Capital One announces plan to buy Discover

Capital One announced a definitive agreement under which the company will acquire Discover in an all-stock transaction valued at $35.3 billion.


The merging of two of the biggest U.S. credit card companies is underway. Capital One announced a definitive agreement under which the company will acquire Discover in an all-stock transaction valued at $35.3 billion.

Under the agreement, “Discover shareholders will receive 1.0192 Capital One shares for each Discover share, representing a premium of 26.6 percent based on Discover’s closing price of $110.49 on Feb. 16 with Capital One shareholders owning approximately 60 percent and Discover shareholders owning 40 percent of the combined company.

“Our acquisition of Discover is a singular opportunity to bring together two very successful companies with complementary capabilities and franchises, and to build a payments network that can compete with the largest payments networks and payments companies,” Richard Fairbank, founder, chairman and chief executive officer of Capital One, said. “Through this combination, we’re creating a company that is exceptionally well-positioned to create significant value for consumers, small businesses, merchants, and shareholders as technology continues to transform the payments and banking marketplace.”

While Capital One is a credit card issuer, Discover is both a credit card issuer and a payment processing network, which is what Capital One needs to authorize transactions. Merging with Discover will allow Capital One the opportunity to end it’s relationship with Mastercard and Visa processing network and use Discover’s network, according to a press release.

“The transaction with Capital One brings together two strong brands with enhanced ability to accelerate growth and maximizes value for our shareholders, enabling them to participate in the tremendous upside of the combined company,” Michael Rhodes, CEO and President of Discover, said. “This agreement underscores the strength of our business and is a testament to the hard work of Discover employees. We look forward to a bright future as part of the Capital One family and to providing expanded opportunities for our loyal customers.”

The Consumer Financial Protection Bureau (CFPB) said that the lack of competition “likely contributes to higher rates at the largest credit card companies” and warns of future “service charges and other customer-related fees” after Capital One took in nearly $1.7 billion from such charges and fees.

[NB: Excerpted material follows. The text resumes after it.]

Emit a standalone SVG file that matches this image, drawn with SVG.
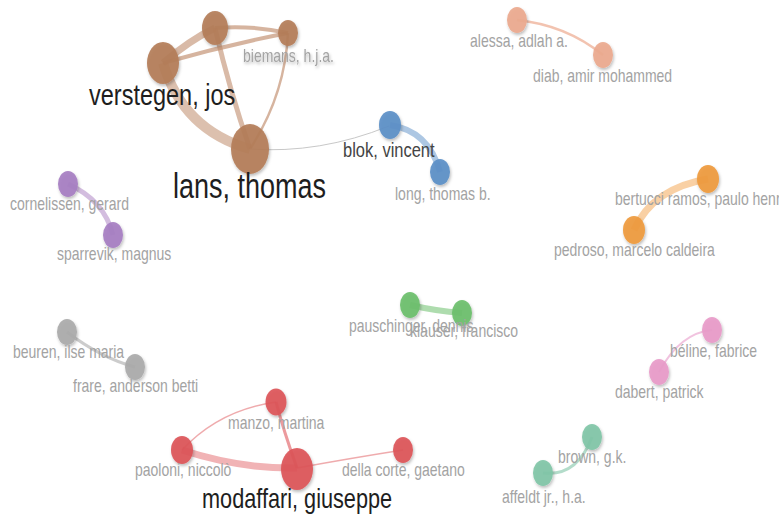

“Banking giants like Capital One have long exploited the lack of competition to price-gouge families with predatory credit card interest rates and hidden junk fees,” Liz Zelnick, director of the Economic Security & Corporate Power Program at Accountable.US, said. “Even less competition under this merger means these companies will have less incentive to check their greedy practices that nickel and dime consumers into the billions of dollars.”

The agreement will need to clear regulatory rules, and be approved by the shareholders of both companies along with seeking approval from federal regulators.

“Federal regulators’ appetites for bank mergers is shrinking under the Biden administration, and smaller deals have been abandoned because of regulatory friction,” Aaron Hurd, CNET Money Expert Review Board member, said.

As of now, nothing will change when it comes to Capital One and Discover credit cards.

“Federal regulators should take a hard look into whether this deal runs afoul of antitrust rules at the expense of consumers,” Zelnick said. “It’s a reminder why the Biden Administration’s ongoing efforts to crack down on excessive and hidden junk fees from big banks are a critical step towards lowering costs for Americans.”